Your output must consist solely of the lines from the "Convert this chart to Chart.js code." line through the "11, 11.5, 12];" line, exactly as written, without images.

[Start of Data shown]

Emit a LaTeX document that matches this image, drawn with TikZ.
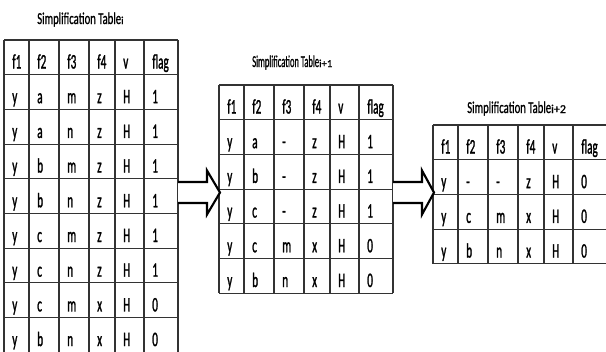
\documentclass[tikz,border=0pt]{standalone}
\usepackage{fontspec}
\setmainfont{Carlito}
\newfontfamily\cellfont{Carlito}[FakeStretch=0.54,FakeBold=1.2]
\newfontfamily\ttlfont{Carlito}[FakeBold=1]
\usetikzlibrary{calc}
\newcommand{\simpcols}{{0,25,55,85,111,140,174}}
% one table: name, left, top, number of rows, rows
\newcommand{\simptable}[5]{%
	\foreach \r in {0,...,#4}
		\draw[rule] (#2,#3+\r*34.7) -- (#2+174,#3+\r*34.7);
	\foreach \cx in {0,25,55,85,111,140,174}
		\draw[rule] (#2+\cx,#3) -- (#2+\cx,#3+#4*34.7);
	\foreach [count=\r] \row in {#5} {
		\foreach [count=\c] \t in \row {
			\pgfmathsetmacro{\cx}{#2+\simpcols[\c-1]+8}
			\node[cell] (#1-\r-\c) at (\cx,#3+\r*34.7-6.2) {\t};
		}
	}
}

\begin{document}
\begin{tikzpicture}[x=0.75pt,y=-0.75pt,
	cell/.style={anchor=base west,inner sep=0pt,font={\cellfont\fontsize{15.5}{15.5}\selectfont}},
	ttl/.style={anchor=base west,inner sep=0pt,font={\ttlfont\fontsize{12.5}{13}\selectfont}},
	rule/.style={draw=black!80,line width=0.85pt},
	blockarrow/.style={draw=black,line width=1.6pt,fill=white,line join=miter}]
	\path[use as bounding box,fill=white] (0,0) rectangle (606,351);
	% titles
	\node[ttl] (title1) at (37,24) {\scalebox{0.64}[1]{Simplification Table}{\fontsize{8}{8}\selectfont i}};
	\node[ttl] (title2) at (252,67) {\scalebox{0.51}[1]{Simplification Table}{\fontsize{8}{8}\selectfont i+1}};
	\node[ttl] (title3) at (467,113) {\scalebox{0.64}[1]{Simplification Table}{\fontsize{9}{9}\selectfont i+2}};
	% tables
	\simptable{t1}{4}{40}{9}{{f1,f2,f3,f4,v,flag},{y,a,m,z,H,1},{y,a,n,z,H,1},{y,b,m,z,H,1},{y,b,n,z,H,1},{y,c,m,z,H,1},{y,c,n,z,H,1},{y,c,m,x,H,0},{y,b,n,x,H,0}}
	\simptable{t2}{219}{85}{6}{{f1,f2,f3,f4,v,flag},{y,a,-,z,H,1},{y,b,-,z,H,1},{y,c,-,z,H,1},{y,c,m,x,H,0},{y,b,n,x,H,0}}
	\simptable{t3}{433}{125}{4}{{f1,f2,f3,f4,v,flag},{y,-,-,z,H,0},{y,c,m,x,H,0},{y,b,n,x,H,0}}
	% block arrows between the tables
	\coordinate (t1east) at (178,192.5);
	\coordinate (t2west) at (220,192.5);
	\coordinate (t2east) at (393,192.5);
	\coordinate (t3west) at (434,192.5);
	\draw[blockarrow] ($(t1east)+(0,-10.5)$) -- ($(t2west)+(-13,-10.5)$) -- ($(t2west)+(-13,-22)$) -- (t2west)
		-- ($(t2west)+(-13,22)$) -- ($(t2west)+(-13,10.5)$) -- ($(t1east)+(0,10.5)$);
	\draw[blockarrow] ($(t2east)+(0,-10.5)$) -- ($(t3west)+(-12,-10.5)$) -- ($(t3west)+(-12,-22)$) -- (t3west)
		-- ($(t3west)+(-12,22)$) -- ($(t3west)+(-12,10.5)$) -- ($(t2east)+(0,10.5)$);
\end{tikzpicture}
\end{document}
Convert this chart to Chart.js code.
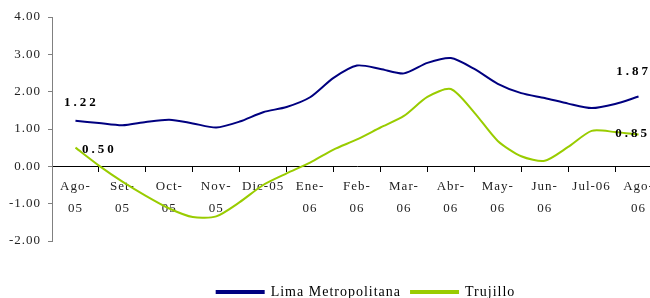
<!DOCTYPE html>
<html>
<head>
<meta charset="utf-8">
<script src="https://cdn.jsdelivr.net/npm/chart.js@4.4.1/dist/chart.umd.min.js"></script>
<style>
  html, body { margin: 0; padding: 0; background: #fff; overflow: hidden; }
  #wrap { width: 662px; height: 309px; position: relative; }
</style>
</head>
<body>
<div id="wrap"><canvas id="chart"></canvas></div>
<script>
// month labels on the category axis
const months = [['Ago-', '05'], ['Set-', '05'], ['Oct-', '05'], ['Nov-', '05'], 'Dic-05', ['Ene-', '06'],
  ['Feb-', '06'], ['Mar-', '06'], ['Abr-', '06'], ['May-', '06'], ['Jun-', '06'], 'Jul-06', ['Ago-', '06']];

// readings every half month (0 = Ago-05, 12 = Ago-06)
const steps = [0, 0.5, 1, 1.5, 2, 2.5, 3, 3.5, 4, 4.5, 5, 5.5, 6, 6.5, 7, 7.5, 8, 8.5, 9, 9.5, 10, 10.5, 11, 11.5, 12];

const lima = [1.22, 1.16, 1.10, 1.19, 1.25, 1.15, 1.04, 1.20, 1.45, 1.59, 1.85, 2.37, 2.70, 2.61, 2.49, 2.77,
  2.90, 2.61, 2.21, 1.96, 1.83, 1.68, 1.56, 1.67, 1.87];
const trujillo = [0.50, 0.02, -0.41, -0.79, -1.13, -1.36, -1.34, -0.96, -0.50, -0.19, 0.10, 0.45, 0.72, 1.04, 1.35,
  1.86, 2.07, 1.44, 0.68, 0.27, 0.15, 0.52, 0.95, 0.92, 0.85];

const yTicks = [-2, -1, 0, 1, 2, 3, 4];

const BLUE = '#000080';
const GREEN = '#99CC00';
const SERIF = "'Liberation Serif', 'Times New Roman', serif";

function pts(vals) {
  return vals.map((v, i) => ({ x: steps[i], y: v }));
}

// the old Excel text is a bit spaced out; canvas resets state on resize so set it each pass
const spacing = {
  id: 'spacing',
  beforeUpdate(chart) { chart.ctx.letterSpacing = '1px'; },
  beforeDraw(chart) { chart.ctx.letterSpacing = '1px'; }
};

// end-point value labels
const endLabels = {
  id: 'endLabels',
  afterDatasetsDraw(chart) {
    const ctx = chart.ctx;
    const place = [
      { ds: 0, i: 0, dx: 6, dy: -18 },
      { ds: 0, i: lima.length - 1, dx: -5, dy: -25 },
      { ds: 1, i: 0, dx: 24, dy: 2 },
      { ds: 1, i: trujillo.length - 1, dx: -6, dy: -1 }
    ];
    ctx.save();
    ctx.font = 'bold 13px ' + SERIF;
    ctx.fillStyle = '#000';
    ctx.textAlign = 'center';
    ctx.textBaseline = 'middle';
    ctx.letterSpacing = '3px';
    place.forEach(p => {
      const el = chart.getDatasetMeta(p.ds).data[p.i];
      const v = chart.data.datasets[p.ds].data[p.i].y;
      ctx.fillText(v.toFixed(2), el.x + p.dx, el.y + p.dy);
    });
    ctx.restore();
  }
};

// Excel legend is not centred on the visible part, nudge it right
const legendShift = {
  id: 'legendShift',
  afterLayout(chart) {
    chart.legend.left += 35;
    chart.legend.right += 35;
  }
};

new Chart(document.getElementById('chart'), {
  type: 'line',
  data: {
    labels: months,
    datasets: [
      { label: 'Lima Metropolitana', data: pts(lima), xAxisID: 'xl', borderColor: BLUE, backgroundColor: BLUE,
        borderWidth: 2, pointRadius: 0, tension: 0.25 },
      { label: 'Trujillo', data: pts(trujillo), xAxisID: 'xl', borderColor: GREEN, backgroundColor: GREEN,
        borderWidth: 2, pointRadius: 0, tension: 0.25 }
    ]
  },
  options: {
    responsive: true,
    maintainAspectRatio: false,
    animation: false,
    layout: { padding: { top: 17, left: 0, right: 0, bottom: 0 } },
    plugins: {
      legend: {
        position: 'bottom',
        labels: { boxWidth: 47, boxHeight: 2, padding: 10, color: '#000', font: { family: SERIF, size: 14 } }
      },
      tooltip: { enabled: false }
    },
    scales: {
      x: {
        type: 'category',
        position: { y: 0 },
        offset: true,
        grid: { display: true, drawOnChartArea: false, drawTicks: true, tickLength: 5, color: '#000', offset: true },
        border: { display: true, color: '#000', width: 1 },
        ticks: { color: '#222', padding: 4, maxRotation: 0, autoSkip: false,
          font: { family: SERIF, size: 13, lineHeight: 1.7 } }
      },
      xl: {
        type: 'linear',
        position: 'bottom',
        min: -0.5,
        max: 12.5,
        grid: { display: false },
        border: { display: false },
        ticks: { display: false },
        afterFit(scale) { scale.height = 34; }
      },
      y: {
        min: -2,
        max: 4,
        afterBuildTicks(scale) { scale.ticks = yTicks.map(v => ({ value: v })); },
        afterFit(scale) { scale.width = 52; },
        grid: { display: true, drawOnChartArea: false, drawTicks: true, tickLength: 4, color: '#808080' },
        border: { display: true, color: '#808080', width: 1 },
        ticks: { color: '#222', padding: 7, font: { family: SERIF, size: 13 },
          callback: v => v.toFixed(2) }
      }
    }
  },
  plugins: [spacing, endLabels, legendShift]
});
</script>
</body>
</html>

[End of Data shown]

Correct output:
Convert this chart to Chart.js code.
<!DOCTYPE html>
<html>
<head>
<meta charset="utf-8">
<script src="https://cdn.jsdelivr.net/npm/chart.js@4.4.1/dist/chart.umd.min.js"></script>
<style>
  html, body { margin: 0; padding: 0; background: #fff; overflow: hidden; }
  #wrap { width: 662px; height: 309px; position: relative; }
</style>
</head>
<body>
<div id="wrap"><canvas id="chart"></canvas></div>
<script>
// month labels on the category axis
const months = [['Ago-', '05'], ['Set-', '05'], ['Oct-', '05'], ['Nov-', '05'], 'Dic-05', ['Ene-', '06'],
  ['Feb-', '06'], ['Mar-', '06'], ['Abr-', '06'], ['May-', '06'], ['Jun-', '06'], 'Jul-06', ['Ago-', '06']];

// readings every half month (0 = Ago-05, 12 = Ago-06)
const steps = [0, 0.5, 1, 1.5, 2, 2.5, 3, 3.5, 4, 4.5, 5, 5.5, 6, 6.5, 7, 7.5, 8, 8.5, 9, 9.5, 10, 10.5, 11, 11.5, 12];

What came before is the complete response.